Task to complete
Retype, exactly as they stand, the lines from the start of the data to the line that contains "plt.rcParams['font.family'] = SERIF", both ends included. Leave the pictures out.
▼
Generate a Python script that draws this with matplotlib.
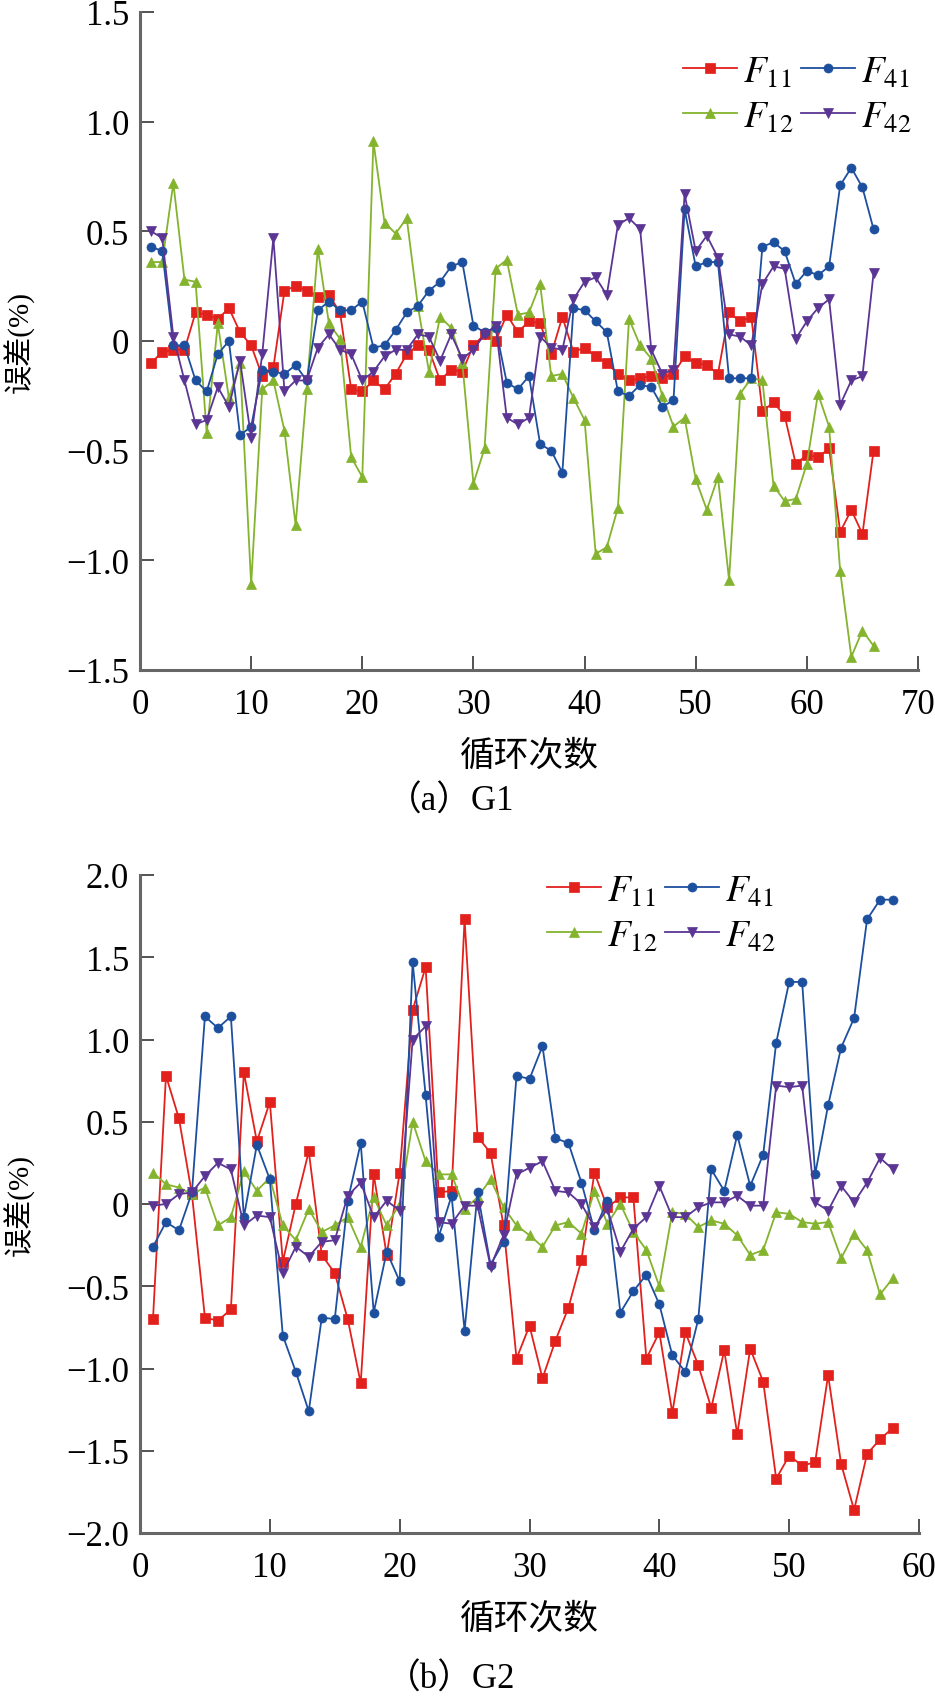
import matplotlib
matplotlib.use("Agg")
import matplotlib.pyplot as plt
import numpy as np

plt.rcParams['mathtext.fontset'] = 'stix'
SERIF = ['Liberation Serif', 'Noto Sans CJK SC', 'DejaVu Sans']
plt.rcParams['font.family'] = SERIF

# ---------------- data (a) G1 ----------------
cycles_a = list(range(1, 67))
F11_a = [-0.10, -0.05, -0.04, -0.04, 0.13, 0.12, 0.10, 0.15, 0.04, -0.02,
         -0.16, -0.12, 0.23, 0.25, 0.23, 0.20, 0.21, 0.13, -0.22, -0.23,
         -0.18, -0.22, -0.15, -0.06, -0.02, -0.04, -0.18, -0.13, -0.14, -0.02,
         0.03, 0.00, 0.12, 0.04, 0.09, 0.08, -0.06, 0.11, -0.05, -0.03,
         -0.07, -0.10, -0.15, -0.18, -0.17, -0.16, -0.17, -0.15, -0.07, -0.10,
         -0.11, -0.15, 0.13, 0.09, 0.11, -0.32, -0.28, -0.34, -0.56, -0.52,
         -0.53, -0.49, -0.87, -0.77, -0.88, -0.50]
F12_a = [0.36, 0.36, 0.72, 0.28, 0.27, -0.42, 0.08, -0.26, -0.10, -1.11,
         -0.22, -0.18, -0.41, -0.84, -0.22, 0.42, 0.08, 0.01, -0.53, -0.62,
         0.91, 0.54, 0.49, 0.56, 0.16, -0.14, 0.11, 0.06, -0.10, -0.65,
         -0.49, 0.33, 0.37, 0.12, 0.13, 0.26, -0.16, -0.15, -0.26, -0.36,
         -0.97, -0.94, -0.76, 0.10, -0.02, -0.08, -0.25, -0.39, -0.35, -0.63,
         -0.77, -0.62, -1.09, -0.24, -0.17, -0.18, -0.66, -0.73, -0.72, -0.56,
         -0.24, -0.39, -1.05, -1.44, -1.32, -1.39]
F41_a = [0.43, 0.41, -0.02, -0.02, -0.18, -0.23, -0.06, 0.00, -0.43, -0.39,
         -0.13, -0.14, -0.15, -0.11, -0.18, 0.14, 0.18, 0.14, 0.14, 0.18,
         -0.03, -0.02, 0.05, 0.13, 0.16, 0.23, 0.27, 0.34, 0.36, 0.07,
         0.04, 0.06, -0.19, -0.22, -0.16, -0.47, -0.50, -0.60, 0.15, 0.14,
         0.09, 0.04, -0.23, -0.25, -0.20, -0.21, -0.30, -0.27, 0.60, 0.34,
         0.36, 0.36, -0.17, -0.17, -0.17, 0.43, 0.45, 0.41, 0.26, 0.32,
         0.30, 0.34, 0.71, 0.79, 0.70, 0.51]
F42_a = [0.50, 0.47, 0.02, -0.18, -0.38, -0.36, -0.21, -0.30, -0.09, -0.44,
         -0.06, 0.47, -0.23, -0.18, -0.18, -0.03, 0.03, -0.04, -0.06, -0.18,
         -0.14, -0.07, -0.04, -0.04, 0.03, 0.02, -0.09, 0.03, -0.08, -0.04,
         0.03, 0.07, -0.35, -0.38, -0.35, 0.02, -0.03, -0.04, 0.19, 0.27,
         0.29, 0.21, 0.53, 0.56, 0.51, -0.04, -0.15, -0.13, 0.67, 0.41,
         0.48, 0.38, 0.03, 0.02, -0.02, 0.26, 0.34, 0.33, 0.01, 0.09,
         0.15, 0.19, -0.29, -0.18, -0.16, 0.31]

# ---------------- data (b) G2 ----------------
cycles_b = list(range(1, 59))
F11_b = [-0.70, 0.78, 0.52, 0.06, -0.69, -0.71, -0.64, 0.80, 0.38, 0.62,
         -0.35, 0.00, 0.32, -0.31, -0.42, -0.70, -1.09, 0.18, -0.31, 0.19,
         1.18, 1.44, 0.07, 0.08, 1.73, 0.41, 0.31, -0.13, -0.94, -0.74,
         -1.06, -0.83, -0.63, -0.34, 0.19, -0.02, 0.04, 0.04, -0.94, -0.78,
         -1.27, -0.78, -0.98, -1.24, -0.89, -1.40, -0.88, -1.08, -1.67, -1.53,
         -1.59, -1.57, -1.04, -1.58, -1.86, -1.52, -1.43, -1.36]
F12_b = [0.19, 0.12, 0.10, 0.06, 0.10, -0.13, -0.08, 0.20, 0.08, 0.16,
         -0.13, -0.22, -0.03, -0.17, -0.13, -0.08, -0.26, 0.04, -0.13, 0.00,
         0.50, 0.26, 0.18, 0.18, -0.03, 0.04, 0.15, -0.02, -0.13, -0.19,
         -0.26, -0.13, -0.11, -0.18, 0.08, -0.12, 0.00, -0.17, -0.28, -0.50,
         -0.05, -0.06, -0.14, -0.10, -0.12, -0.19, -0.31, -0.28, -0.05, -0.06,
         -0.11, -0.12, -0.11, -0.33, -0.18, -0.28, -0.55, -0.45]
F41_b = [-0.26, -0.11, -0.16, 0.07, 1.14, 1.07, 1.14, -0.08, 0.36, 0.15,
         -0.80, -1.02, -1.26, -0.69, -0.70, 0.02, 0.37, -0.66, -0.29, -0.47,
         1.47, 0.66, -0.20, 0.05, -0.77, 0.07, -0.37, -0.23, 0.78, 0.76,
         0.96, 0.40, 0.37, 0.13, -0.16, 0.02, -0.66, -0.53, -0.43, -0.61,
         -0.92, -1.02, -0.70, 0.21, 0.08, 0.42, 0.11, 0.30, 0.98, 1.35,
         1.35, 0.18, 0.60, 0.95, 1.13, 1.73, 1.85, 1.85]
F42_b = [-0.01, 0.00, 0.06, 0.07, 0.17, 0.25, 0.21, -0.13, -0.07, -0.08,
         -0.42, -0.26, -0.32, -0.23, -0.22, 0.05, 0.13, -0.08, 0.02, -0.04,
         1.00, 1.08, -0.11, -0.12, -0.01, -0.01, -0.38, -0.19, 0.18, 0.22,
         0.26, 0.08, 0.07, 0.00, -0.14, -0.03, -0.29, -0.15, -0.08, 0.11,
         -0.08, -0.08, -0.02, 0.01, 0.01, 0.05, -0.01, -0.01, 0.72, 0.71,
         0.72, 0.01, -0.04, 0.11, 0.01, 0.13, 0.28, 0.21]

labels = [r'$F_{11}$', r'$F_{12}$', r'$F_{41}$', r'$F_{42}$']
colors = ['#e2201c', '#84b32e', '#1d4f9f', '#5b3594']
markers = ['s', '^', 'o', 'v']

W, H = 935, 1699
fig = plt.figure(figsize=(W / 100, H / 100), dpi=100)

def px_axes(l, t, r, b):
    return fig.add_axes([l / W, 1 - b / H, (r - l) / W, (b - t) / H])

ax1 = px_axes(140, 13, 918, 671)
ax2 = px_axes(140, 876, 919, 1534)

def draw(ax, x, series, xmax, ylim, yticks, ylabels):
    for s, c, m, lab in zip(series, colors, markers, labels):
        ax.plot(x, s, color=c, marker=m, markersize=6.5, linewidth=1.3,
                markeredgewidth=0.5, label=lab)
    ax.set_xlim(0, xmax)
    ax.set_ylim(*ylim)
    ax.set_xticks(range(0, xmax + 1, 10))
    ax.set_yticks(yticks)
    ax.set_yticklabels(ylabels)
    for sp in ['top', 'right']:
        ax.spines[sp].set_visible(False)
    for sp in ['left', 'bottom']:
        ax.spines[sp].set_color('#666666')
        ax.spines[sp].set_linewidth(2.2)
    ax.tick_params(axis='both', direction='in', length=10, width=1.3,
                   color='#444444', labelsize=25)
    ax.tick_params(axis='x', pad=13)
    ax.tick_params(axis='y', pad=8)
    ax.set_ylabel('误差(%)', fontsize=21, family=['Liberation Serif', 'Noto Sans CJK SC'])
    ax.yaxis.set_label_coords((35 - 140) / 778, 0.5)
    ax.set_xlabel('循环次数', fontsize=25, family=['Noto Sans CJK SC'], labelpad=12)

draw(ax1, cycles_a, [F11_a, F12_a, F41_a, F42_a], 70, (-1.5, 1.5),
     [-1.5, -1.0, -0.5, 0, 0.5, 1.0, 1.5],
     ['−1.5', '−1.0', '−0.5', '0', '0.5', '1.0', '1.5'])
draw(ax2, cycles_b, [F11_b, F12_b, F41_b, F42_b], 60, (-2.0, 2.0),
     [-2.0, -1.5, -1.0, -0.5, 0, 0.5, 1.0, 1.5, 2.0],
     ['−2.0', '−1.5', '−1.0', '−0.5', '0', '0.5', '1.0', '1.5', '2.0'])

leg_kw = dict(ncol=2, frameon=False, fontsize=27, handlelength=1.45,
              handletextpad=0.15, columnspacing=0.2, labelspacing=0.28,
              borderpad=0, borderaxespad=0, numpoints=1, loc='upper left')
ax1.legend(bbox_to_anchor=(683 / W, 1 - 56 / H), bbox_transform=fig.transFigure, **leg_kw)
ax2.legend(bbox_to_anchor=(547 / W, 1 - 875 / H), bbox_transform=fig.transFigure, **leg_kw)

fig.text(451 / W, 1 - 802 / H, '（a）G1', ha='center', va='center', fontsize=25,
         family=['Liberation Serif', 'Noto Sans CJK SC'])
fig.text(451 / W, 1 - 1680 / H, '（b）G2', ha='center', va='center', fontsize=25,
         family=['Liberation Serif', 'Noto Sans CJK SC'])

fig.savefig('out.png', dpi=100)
▲
Written reply
Generate a Python script that draws this with matplotlib.
import matplotlib
matplotlib.use("Agg")
import matplotlib.pyplot as plt
import numpy as np

plt.rcParams['mathtext.fontset'] = 'stix'
SERIF = ['Liberation Serif', 'Noto Sans CJK SC', 'DejaVu Sans']
plt.rcParams['font.family'] = SERIF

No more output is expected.